Cornell and Buffalo State researchers have received a five-year, $3.5 million grant from the Environmental Protection Agency’s Great Lakes National Program Office and the Great Lakes Restoration Initiative to survey lower trophic levels – or organisms at the bottom of the food chain – that provide valuable insights into the health of higher species.

Specifically, Cornell researchers are using a 180-foot EPA research vessel to collect phytoplankton, zooplankton and mysid shrimp levels in all of the Great Lakes, while Buffalo State researchers will head up collecting benthos (fauna from the bottom of the lakes) levels. Other researchers are also sampling for such pollutants as mercury, nutrients from farm runoff, viruses and bacteria.

Photo Ohio edu.org.

Photo DNRstateoh.edu

The project continues work by the New York Department of Natural Resources and the Cornell Biological Field Station to assess and research lower trophic levels in Lake Ontario.

“Part of the reason we got this large grant was because of our history of collecting data,” said Lars Rudstam, Cornell professor of natural resources and the grant’s principal investigator. “Without the longer term dataset it is hard to determine changes in the Great Lakes.”

“We provide information to fishery managers that they use to decide how many fish they should stock and how much they should impose or relax fishing limitations,” said James Watkins, a postdoctoral researcher in Rudstam’s lab.

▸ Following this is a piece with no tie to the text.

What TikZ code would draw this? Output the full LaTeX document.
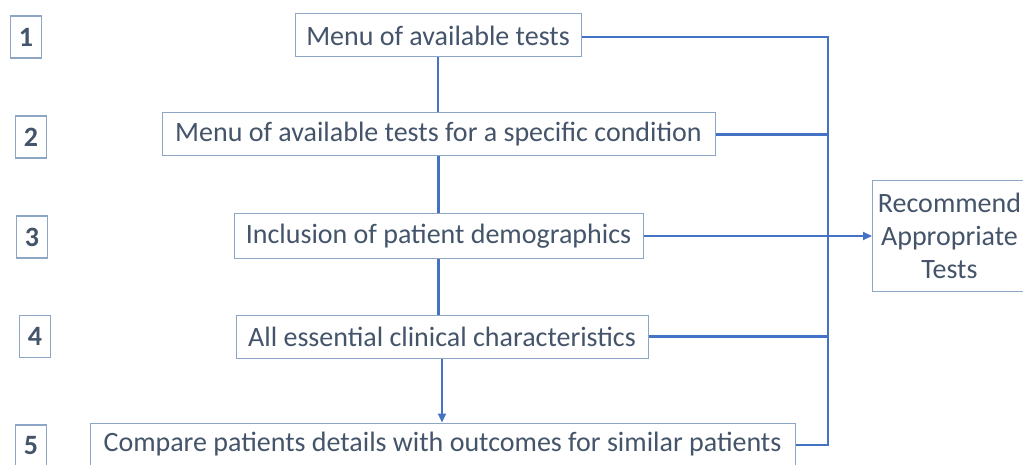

Data of lower trophic levels help researchers predict populations of larger fish, as plankton feed small fry, which in turn feed bigger fish. When levels of plankton drop, repercussions may be seen all the way up the food chain. For example, Pacific salmon were introduced into the Great Lakes in the 1980s, but they crashed in recent years in Lake Huron but not in Lake Ontario, due partly to declining biomass at the base of the food web.

Cornell is also sampling a layer of water called the deep chlorophyll layer, which is located at or below a steep temperature gradient known as the thermocline located around a depth of 15 to 25 meters. A long-term shift of algal primary producers from the surface layer to these depths may lead to vertical redistribution of zooplankton and higher trophic levels.

Two additional grants were funded by the Great Lakes Fisheries Commission and U.S. EPA Region 2, to continue similar sampling in Lake Ontario. These grants, one for $100,000 and another for $50,000, are part of a collaboration that includes the Canadian Department of Fisheries and Oceans, the Ontario Ministry of Natural Resources, the U.S. EPA, USGS, New York DNR and Cornell.